Where a wife continues to live with her husband and perform household duties, but withdraws from sexual intercourse with him, she does not willfully, continuedly and obstinately desert him, within the meaning of the statute, so as to entitle him to a divorce a vinculo matrimonii.
On exception to master's report advising that a petition for divorce be dismissed.
Mr. Gilbert Collins, for the petitioner.
The petitioner and defendant were married in 1871, and from that time until 1890 lived together as husband and wife. In April, 1890, upon the occasion of a disagreement, at which the husband, as he says, " merely scolded her," the wife withdrew from his bed and declared that she would never occupy it with him again. She thereupon removed to the front or sitting‑room of the "two apartments they occupied in a boarding‑house locked, locked the door between the apartments and made her bed‑room there until July, 1892, when she took board at another place.
I find that during the time in question, although the communication between the husband and wife were rude and severely constrained, they nevertheless admitted of indirect consultations
concerning the needs, comfort and welfare of their two daughters who were away at school. The wife also cared for their rooms and linen and the husband gave her money for her wants and
paid her board. They appeared at meals at the same time and at the same table, so that their disagreement did not manifest itself to other boarders in the house.
The petition was filed early in the year 1893, and alleges as grounds for divorce a willful, continued and obstinate desertion by the husband for two years.

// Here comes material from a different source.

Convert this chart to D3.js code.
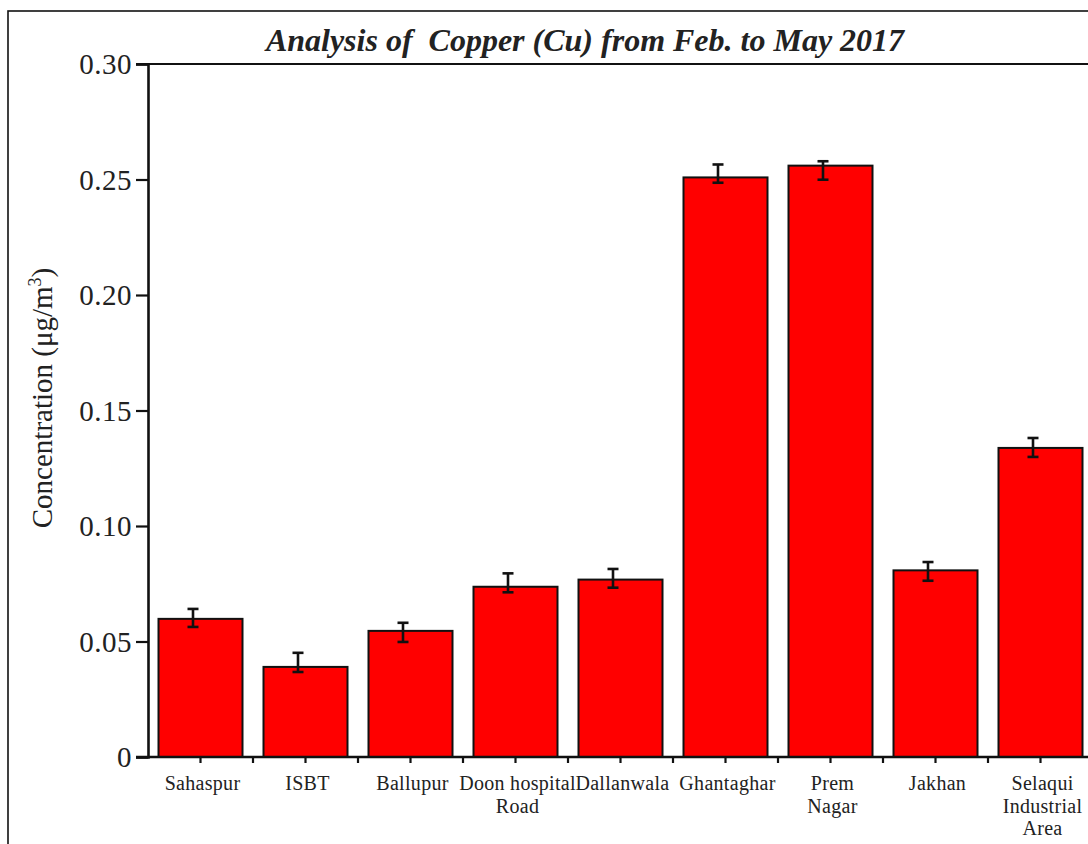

To cover that statutory period the petitioner seeks to include a portion of the time prior to July, 1892, and hence the question is presented, whether the withdrawal of a wife from sexual intercourse with her husband, assuming that there was no just cause for the withdrawal, alone constitutes desertion within the meaning of the statute.
A single word as to a suggestion of acquiescence on the part of the petitioner. It does not appear that he, with determined earnestness, ever sought the restoration of his marital rights. He appears rather to have submitted to the position in which his wife's determination placed him, acting as one who, for cause, acquiesces in the justness of a decision against him, basing whatever feeble effort he may have made in that direction upon consideration for their children.
Upon her part, on the contrary, the attitude appears to be one of distress, and yet filled with consciousness of power which the right gives, enabling her to fearlessly demand her support from him.
I think, however, that this appearance of acquiescence of the husband rests too largely upon inference and conjecture to be made the basis of a decision. I prefer to assume that there was no acquiescence and to meet the question first stated.
I have read with interest the elaborate argument of Mr. Bishop, in his work on Marriage, Divorce and Separation (vol. II. § 1676 et seq.), in favor of an affirmative answer to this question as the " better opinion," but I am unwilling to accept it as the true construction of our statute. The word " desertion," I think, is used in the sense of " abandon," to the extent that the deserted party must be deprived of all real companionship and every substantial duty which the other owes to him or her.
It would, I think, degrade the marriage relation to hold that it is abandoned when sexual intercourse only ceases. The lawfulness of that intercourse is perhaps a prominent and distinguishing feature of married life, but it is not the sum and all of it. The higher sentiment and duty of unity of life, interest, sympathy and companionship have an important place in it, and the thousand ministrations to the physical comforts of the twain by each in his or her sphere, inconsideration of the marriage obligation and without ceaseless thought of pecuniary recompense, fill it up. These latter factors may possibly, to some extent, exist in other relations of life, but not in completeness. They are all necessary to the perfect marriage relation.
My opinion is, that our statute means that divorce may be had when substantially all of these duties and amenities shall have been abandoned by the guilty party willfully, continuedly and obstinately for two years, and not until then. In other words, the desertion must be complete, not partial; and when the party accused remains in discharge of any duties which rise in value
above mere pretence and form, the desertion which the statute contemplates does not exist. This I understand to be the meaning accorded to the word “desertion “ in the statute of Massachusetts. Southwick v. Southwick, 97 Mass. 327; Magrath v. Magrath, 103 Mass. 577; Cowles v. Cowles, 112 Mass. 298.
In the present case, I find that within two years prior to the filing of the petition the defendant did remain with her husband in the discharge of at least a substantial portion of her duty to him.
I will sustain the master in his conclusion and dismiss the petition.